I brought a version of this story to my writing workshop. Everyone hated the monkeys. Got it! The monkeys had to go. So what kind of detectives would kids find engaging? It somehow crossed my mind, wouldn't it be interesting if the detectives, the enforcers of justice, were the smallest animals on a farm? Little by little, the enforcers became mice, and at some point I started to play around with the idea of making them like the FBI. But what kind of enforcement would be needed on a farm? And that's when it hit me. Food enforcement. They would be MFIs, Missing Food Investigators. Hence, the creation of The Case of the Missing Carrot Cake, A Wilcox and Griswold Mystery.

At first, the story was a picture book. But my word counts were off the charts. They were around 1200-1600 words. I knew an editor would be hyperventilating if he/she saw the word counts. Playing with the line spacing, margins, fonts, etc. wouldn't help. (Although I can't say I didn't think of it.☺)

But I had no idea how to cut that many words and still write a mystery that was laden with clues, flushed out suspects, red herrings, etc. Then I went to one of the NJ SCBWI conferences. I had a one-on-one critique with the great, Sudipta Bardhan-Quallen.

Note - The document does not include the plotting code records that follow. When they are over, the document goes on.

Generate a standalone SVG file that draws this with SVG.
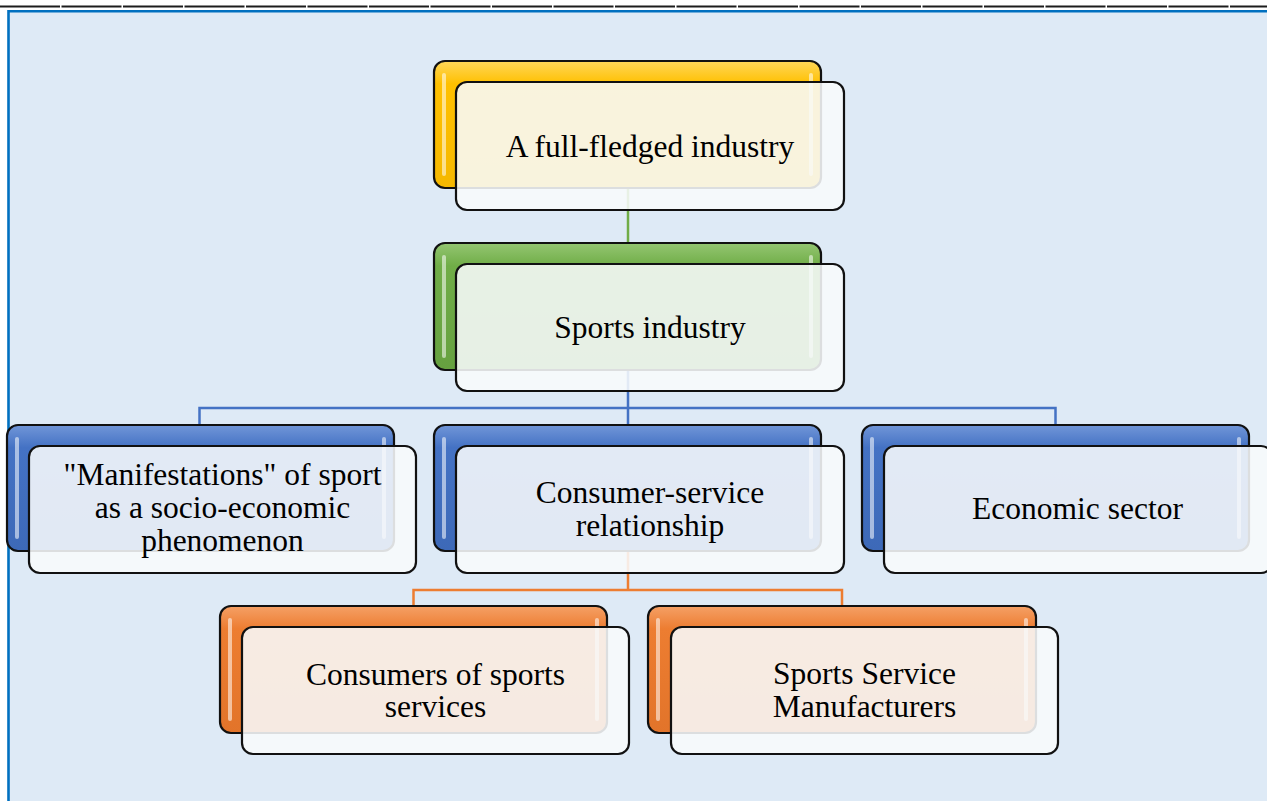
<svg xmlns="http://www.w3.org/2000/svg" width="1267" height="801" viewBox="0 0 1267 801">
  <defs>
    <style>
      .back { stroke: #111; stroke-width: 2.2; }
      .front { fill: #f8fafc; fill-opacity: 0.88; stroke: #111; stroke-width: 2.2; }
      .shine { fill: #ffffff; fill-opacity: 0.55; }
      .lbl { font-family: "Liberation Serif", "Times New Roman", serif; font-size: 31.5px; fill: #000; text-anchor: middle; }
      .conn { fill: none; stroke-width: 2.5; }
    </style>
    <linearGradient id="gYellow" x1="0" y1="0" x2="0" y2="1">
      <stop offset="0" stop-color="#ffd75a"/>
      <stop offset="0.18" stop-color="#ffc000"/>
      <stop offset="1" stop-color="#f5b800"/>
    </linearGradient>
    <linearGradient id="gGreen" x1="0" y1="0" x2="0" y2="1">
      <stop offset="0" stop-color="#94c672"/>
      <stop offset="0.18" stop-color="#70ad47"/>
      <stop offset="1" stop-color="#66a140"/>
    </linearGradient>
    <linearGradient id="gBlue" x1="0" y1="0" x2="0" y2="1">
      <stop offset="0" stop-color="#7196d8"/>
      <stop offset="0.18" stop-color="#4472c4"/>
      <stop offset="1" stop-color="#3d69b8"/>
    </linearGradient>
    <linearGradient id="gOrange" x1="0" y1="0" x2="0" y2="1">
      <stop offset="0" stop-color="#f5a066"/>
      <stop offset="0.18" stop-color="#ed7d31"/>
      <stop offset="1" stop-color="#e2742a"/>
    </linearGradient>
  </defs>

  <!-- page and frame -->
  <rect x="0" y="0" width="1267" height="801" fill="#ffffff"/>
  <line x1="0" y1="6.5" x2="1267" y2="6.5" stroke="#1c1c1c" stroke-width="2.2" stroke-dasharray="60 1.5"/>
  <rect x="8" y="11" width="1259" height="790" fill="#deeaf6"/>
  <path d="M8.5,801 V11.2 H1267" fill="none" stroke="#0070c0" stroke-width="2.6"/>

  <!-- connectors -->
  <g id="connectors">
    <path class="conn" stroke="#70ad47" d="M628,189 V243"/>
    <path class="conn" stroke="#4472c4" d="M628,370 V425 M199.5,425 V408 H1055.5 V425"/>
    <path class="conn" stroke="#ed7d31" d="M628,551 V590 M413.5,606 V590 H842 V606"/>
  </g>

  <!-- level 1 -->
  <g id="node-full-fledged-industry">
    <rect class="back" x="434" y="61" width="387" height="127" rx="11" fill="url(#gYellow)"/>
    <rect class="shine" x="442" y="73" width="4" height="103" rx="2"/>
    <rect class="shine" x="809" y="73" width="4" height="103" rx="2"/>
    <rect class="front" x="456" y="82" width="388" height="128" rx="11"/>
    <text class="lbl" x="650" y="157">A full-fledged industry</text>
  </g>

  <!-- level 2 -->
  <g id="node-sports-industry">
    <rect class="back" x="434" y="243" width="387" height="127" rx="11" fill="url(#gGreen)"/>
    <rect class="shine" x="442" y="255" width="4" height="103" rx="2"/>
    <rect class="shine" x="809" y="255" width="4" height="103" rx="2"/>
    <rect class="front" x="456" y="264" width="388" height="127" rx="11"/>
    <text class="lbl" x="650" y="338">Sports industry</text>
  </g>

  <!-- level 3 -->
  <g id="node-manifestations">
    <rect class="back" x="7" y="425" width="387" height="126" rx="11" fill="url(#gBlue)"/>
    <rect class="shine" x="15" y="437" width="4" height="102" rx="2"/>
    <rect class="shine" x="382" y="437" width="4" height="102" rx="2"/>
    <rect class="front" x="29" y="446" width="387" height="127" rx="11"/>
    <text class="lbl" x="222.5" y="485">"Manifestations" of sport</text>
    <text class="lbl" x="222.5" y="518">as a socio-economic</text>
    <text class="lbl" x="222.5" y="551">phenomenon</text>
  </g>

  <g id="node-consumer-service">
    <rect class="back" x="434" y="425" width="387" height="126" rx="11" fill="url(#gBlue)"/>
    <rect class="shine" x="442" y="437" width="4" height="102" rx="2"/>
    <rect class="shine" x="809" y="437" width="4" height="102" rx="2"/>
    <rect class="front" x="456" y="446" width="388" height="127" rx="11"/>
    <text class="lbl" x="650" y="503">Consumer-service</text>
    <text class="lbl" x="650" y="536">relationship</text>
  </g>

  <g id="node-economic-sector">
    <rect class="back" x="862" y="425" width="387" height="126" rx="11" fill="url(#gBlue)"/>
    <rect class="shine" x="870" y="437" width="4" height="102" rx="2"/>
    <rect class="shine" x="1237" y="437" width="4" height="102" rx="2"/>
    <rect class="front" x="884" y="446" width="388" height="127" rx="11"/>
    <text class="lbl" x="1077.5" y="519">Economic sector</text>
  </g>

  <!-- level 4 -->
  <g id="node-consumers">
    <rect class="back" x="220" y="606" width="387" height="127" rx="11" fill="url(#gOrange)"/>
    <rect class="shine" x="228" y="618" width="4" height="103" rx="2"/>
    <rect class="shine" x="595" y="618" width="4" height="103" rx="2"/>
    <rect class="front" x="242" y="627" width="387" height="127" rx="11"/>
    <text class="lbl" x="435.5" y="685">Consumers of sports</text>
    <text class="lbl" x="435.5" y="717">services</text>
  </g>

  <g id="node-manufacturers">
    <rect class="back" x="648" y="606" width="388" height="127" rx="11" fill="url(#gOrange)"/>
    <rect class="shine" x="656" y="618" width="4" height="103" rx="2"/>
    <rect class="shine" x="1024" y="618" width="4" height="103" rx="2"/>
    <rect class="front" x="671" y="627" width="387" height="127" rx="11"/>
    <text class="lbl" x="864.5" y="684">Sports Service</text>
    <text class="lbl" x="864.5" y="717">Manufacturers</text>
  </g>
</svg>
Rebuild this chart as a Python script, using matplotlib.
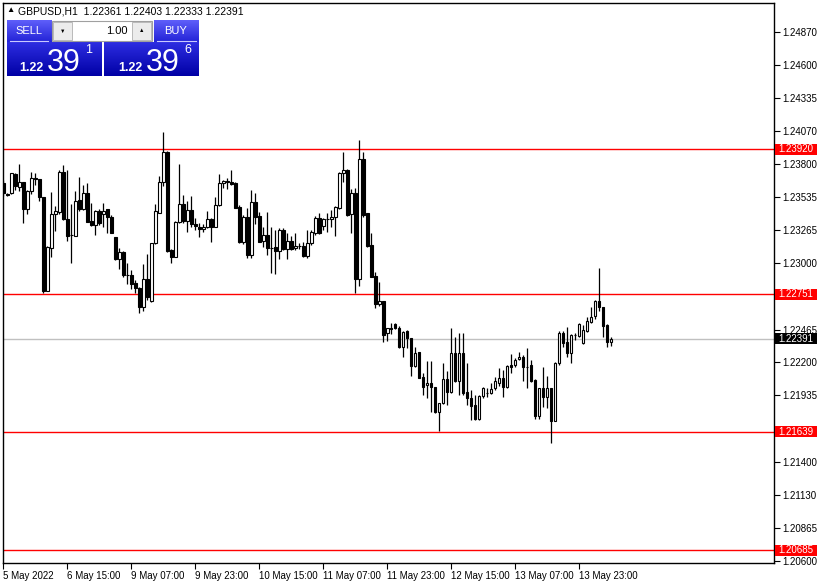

She told me, I'm paraphrasing a tad, but this is the gist of the conversation.

"This is not a picture book."

Once again, I thought I was hearing things.

"This is a chapter book. Eight short chapters and you're done."

It was as if a light bulb went off. I started rewriting it as an early chapter book. Back to my critique group for what must have been a gazillion rewrites before I sent it out. In 2012, I met my wonderful, stupendous agent, Liza Fleissig, from the Liza Royce Agency. I did a number of rewrites for Liza, and then a number of rewrites for Creston Books. My amazing, awesome editor and publisher, Marissa Moss, suggested I add more food metaphors, hype up the humor, leave more red herrings, and tighten the story. Her comments were spot on.

So, in a nutshell, that's pretty much how I ended up writing a mystery series. And I have to say, it is hands up and down the absolute best job in the universe!

1 Yes, I am that old. I did not own a cell phone. When I was in college I even used an electric typewriter during my freshman and sophomore years.